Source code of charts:
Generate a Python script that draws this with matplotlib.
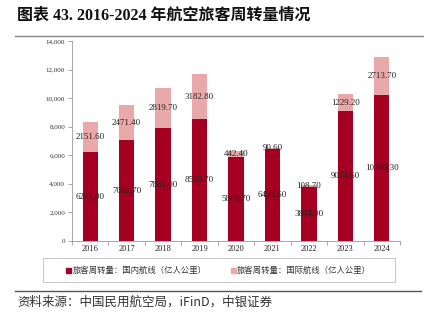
import matplotlib
matplotlib.use("Agg")
import matplotlib.pyplot as plt
from matplotlib.lines import Line2D
from matplotlib.patches import Rectangle
import numpy as np

years = ["2016", "2017", "2018", "2019", "2020", "2021", "2022", "2023", "2024"]
domestic = [6207.90, 7052.70, 7881.00, 8520.70, 5868.70, 6438.50, 3804.90, 9074.60, 10200.30]
international = [2151.60, 2471.40, 2819.70, 3182.80, 442.40, 90.60, 108.70, 1229.20, 2713.70]
yticks = [0, 2000, 4000, 6000, 8000, 10000, 12000, 14000]
legend_labels = ["旅客周转量：国内航线（亿人公里）", "旅客周转量：国际航线（亿人公里）"]
title = "图表 43. 2016-2024 年航空旅客周转量情况"
source = "资料来源：中国民用航空局，iFinD，中银证券"

DARK = "#A50021"
LIGHT = "#E9A9AB"
SERIF = ["Liberation Serif", "Noto Sans CJK SC", "DejaVu Sans"]
CJK = ["Noto Sans CJK SC", "Liberation Serif", "DejaVu Sans"]

fig = plt.figure(figsize=(4.24, 3.21), dpi=100)
ax = fig.add_axes([72 / 424, 1 - 241 / 321, 328 / 424, 200 / 321])

x = np.arange(len(years))
w = 0.42
ax.bar(x, domestic, width=w, color=DARK, zorder=2)
ax.bar(x, international, width=w, bottom=domestic, color=LIGHT, zorder=2)

for xi, d, i in zip(x, domestic, international):
    ax.text(xi, d / 2, f"{d:.2f}", ha="center", va="center",
            fontsize=6.5, family=SERIF, color="#222222", zorder=3)
    ax.text(xi, d + i / 2, f"{i:.2f}", ha="center", va="center",
            fontsize=6.5, family=SERIF, color="#222222", zorder=3)

ax.set_xlim(-0.5, len(years) - 0.5)
ax.set_ylim(0, 14000)
ax.set_yticks(yticks)
ax.set_yticklabels([f"{v:,}" for v in yticks], family=SERIF, fontsize=5, color="#333333")
ax.set_xticks(x)
ax.set_xticklabels(years, family=SERIF, fontsize=6, color="#222222")
ax.set_xticks(np.arange(len(years) + 1) - 0.5, minor=True)
ax.tick_params(axis="x", which="major", length=0, pad=3)
ax.tick_params(axis="x", which="minor", length=3, color="#999999", width=0.6)
ax.tick_params(axis="y", length=3, color="#999999", width=0.6, pad=2)
for s in ["top", "right"]:
    ax.spines[s].set_visible(False)
for s in ["left", "bottom"]:
    ax.spines[s].set_color("#999999")
    ax.spines[s].set_linewidth(0.6)

# legend box
fig.patches.append(Rectangle((43 / 424, 1 - 282 / 321), 352 / 424, 24 / 321,
                             transform=fig.transFigure, fill=False,
                             edgecolor="#BBBBBB", linewidth=0.6))
for xm, col, lab in [(69, DARK, legend_labels[0]), (233, LIGHT, legend_labels[1])]:
    fig.patches.append(Rectangle((xm / 424 - 2.5 / 424, 1 - 272.5 / 321), 5 / 424, 5 / 321,
                                 transform=fig.transFigure, color=col))
    fig.text((xm + 4) / 424, 1 - 270 / 321, lab, fontsize=6, family=CJK,
             color="#333333", va="center", ha="left")

# title and rules
fig.text(17 / 424, 1 - 16 / 321, title, fontsize=11.5, fontweight="bold",
         family=SERIF, va="center", ha="left", color="#111111")
fig.add_artist(Line2D([15 / 424, 1.0], [1 - 36 / 321] * 2, color="#888888", linewidth=1.0))
fig.add_artist(Line2D([15 / 424, 421 / 424], [1 - 291 / 321] * 2, color="#555555", linewidth=1.0))
fig.text(17 / 424, 1 - 302 / 321, source, fontsize=9, style="italic",
         family=CJK, va="center", ha="left", color="#333333")

fig.savefig("out.png", dpi=100)
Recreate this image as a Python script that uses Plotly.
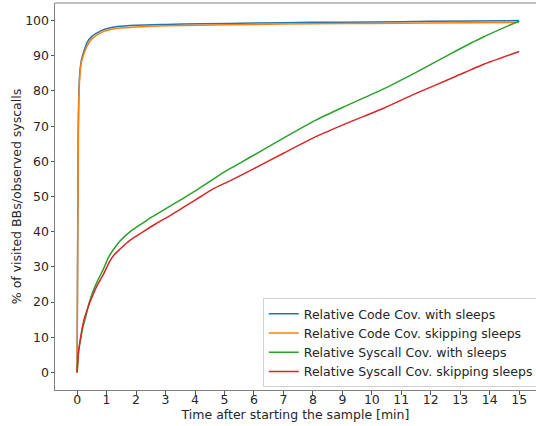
import plotly.graph_objects as go

# Relative code coverage with sleeps (blue)
code_with_x = [0, 0.02, 0.04, 0.06, 0.1, 0.15, 0.22, 0.34, 0.5, 0.79, 1.0, 1.36, 2.0, 3.0, 4.2, 6.0, 8.0, 10.0, 12.0, 15.0]
code_with_y = [0, 40, 70, 80, 86, 89, 91, 93.8, 95.5, 97.0, 97.7, 98.3, 98.7, 98.9, 99.1, 99.3, 99.5, 99.6, 99.8, 100]

# Relative code coverage skipping sleeps (orange)
code_skip_x = [0, 0.02, 0.04, 0.06, 0.1, 0.15, 0.22, 0.34, 0.5, 0.79, 1.0, 1.36, 2.0, 3.0, 4.2, 6.0, 8.0, 10.0, 12.0, 15.0]
code_skip_y = [0, 35, 65, 78, 85, 88.3, 90.3, 92.8, 94.8, 96.5, 97.2, 97.8, 98.2, 98.5, 98.7, 98.9, 99.1, 99.2, 99.3, 99.5]

# Relative syscall coverage with sleeps (green)
sys_with_x = [0, 0.05, 0.11, 0.2, 0.3, 0.4, 0.56, 0.75, 0.9, 1.05, 1.24, 1.45, 1.8, 2.2, 2.5, 3.0, 3.5, 4.0, 4.6, 5.0, 5.9, 7.0, 8.1, 9.0, 10.4, 11.5, 12.7, 13.8, 15.0]
sys_with_y = [0, 6, 9, 13, 16, 19.5, 23.5, 27, 29.5, 32.5, 35, 37.3, 40, 42.3, 44, 46.5, 49, 51.5, 54.8, 57, 61.3, 66.6, 71.7, 75.3, 80.6, 85.3, 90.7, 95.4, 99.9]

# Relative syscall coverage skipping sleeps (red)
sys_skip_x = [0, 0.05, 0.1, 0.22, 0.35, 0.51, 0.7, 0.9, 1.1, 1.25, 1.45, 1.8, 2.3, 2.7, 3.2, 3.7, 4.2, 4.6, 5.2, 5.9, 7.0, 8.1, 9.2, 10.4, 11.5, 12.7, 13.8, 15.0]
sys_skip_y = [0, 6, 9, 14.5, 18, 21.5, 25, 28, 31.5, 33.4, 35, 37.6, 40.3, 42.4, 44.8, 47.4, 50, 52.1, 54.5, 57.5, 62.3, 67, 71, 75.1, 79.3, 83.6, 87.6, 91.2]

names = ["Relative Code Cov. with sleeps", "Relative Code Cov. skipping sleeps",
         "Relative Syscall Cov. with sleeps", "Relative Syscall Cov. skipping sleeps"]
colors = ["#1f77b4", "#ff7f0e", "#2ca02c", "#d62728"]
xs = [code_with_x, code_skip_x, sys_with_x, sys_skip_x]
ys = [code_with_y, code_skip_y, sys_with_y, sys_skip_y]

x_ticks = list(range(0, 16))
y_ticks = list(range(0, 101, 10))

fig = go.Figure()
for n, c, x, y in zip(names, colors, xs, ys):
    fig.add_trace(go.Scatter(x=x, y=y, mode="lines", name=n,
                             line=dict(color=c, width=1.5, shape="spline", smoothing=0.5)))

font = "DejaVu Sans"
fs = 12.5
fig.update_layout(
    width=536, height=426,
    margin=dict(l=54.6, r=0, t=3, b=36, autoexpand=False),
    paper_bgcolor="white", plot_bgcolor="white",
    font=dict(family=font, size=fs, color="#262626"),
    showlegend=True,
    legend=dict(x=0.432, y=0.2377, xanchor="left", yanchor="top",
                bordercolor="#d0d0d0", borderwidth=1, bgcolor="rgba(255,255,255,0.8)",
                font=dict(size=fs, family=font), itemwidth=30, tracegroupgap=0),
    xaxis=dict(range=[-0.75, 15.57], tickvals=x_ticks, ticktext=[str(v) for v in x_ticks],
               showgrid=False, zeroline=False, showline=True, linecolor="#808080", linewidth=1,
               ticks="outside", ticklen=3.5, tickcolor="#555555", ticklabelstandoff=-6,
               automargin=False,
               title=dict(text="Time after starting the sample [min]", font=dict(size=fs), standoff=2)),
    yaxis=dict(range=[-5, 105], tickvals=y_ticks, ticktext=[str(v) for v in y_ticks],
               showgrid=False, zeroline=False, showline=True, linecolor="#808080", linewidth=1,
               ticks="outside", ticklen=3.5, tickcolor="#555555", ticklabelstandoff=-1,
               automargin=False,
               title=dict(text="% of visited BBs/observed syscalls", font=dict(size=fs), standoff=0)),
    shapes=[dict(type="line", xref="paper", yref="paper", x0=0, x1=1, y0=1, y1=1,
                 line=dict(color="#808080", width=1))],
)

fig.write_html("out.html")
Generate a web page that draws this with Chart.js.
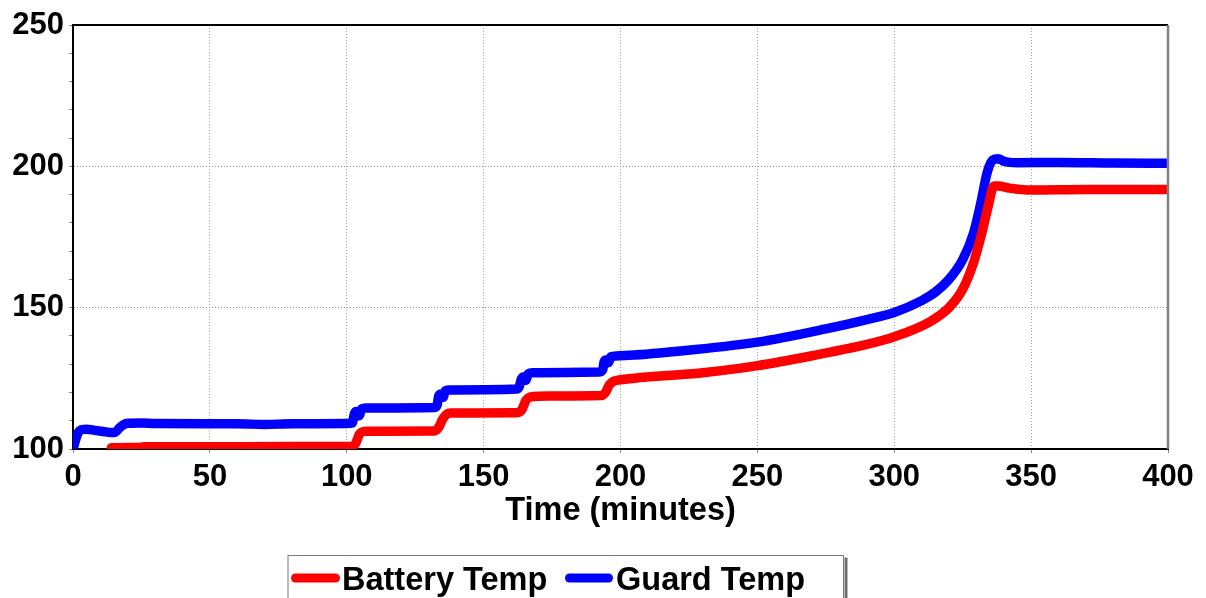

§ **EXERCISE TASK**
Your task is to reproduce only the lines from the one with "Recreate this image" through the one with "import plotly.graph_objects as go", keeping both ends. Skip every picture.

§ **FINISHED TASK**
Recreate this image as a Python script that uses Plotly.
import plotly.graph_objects as go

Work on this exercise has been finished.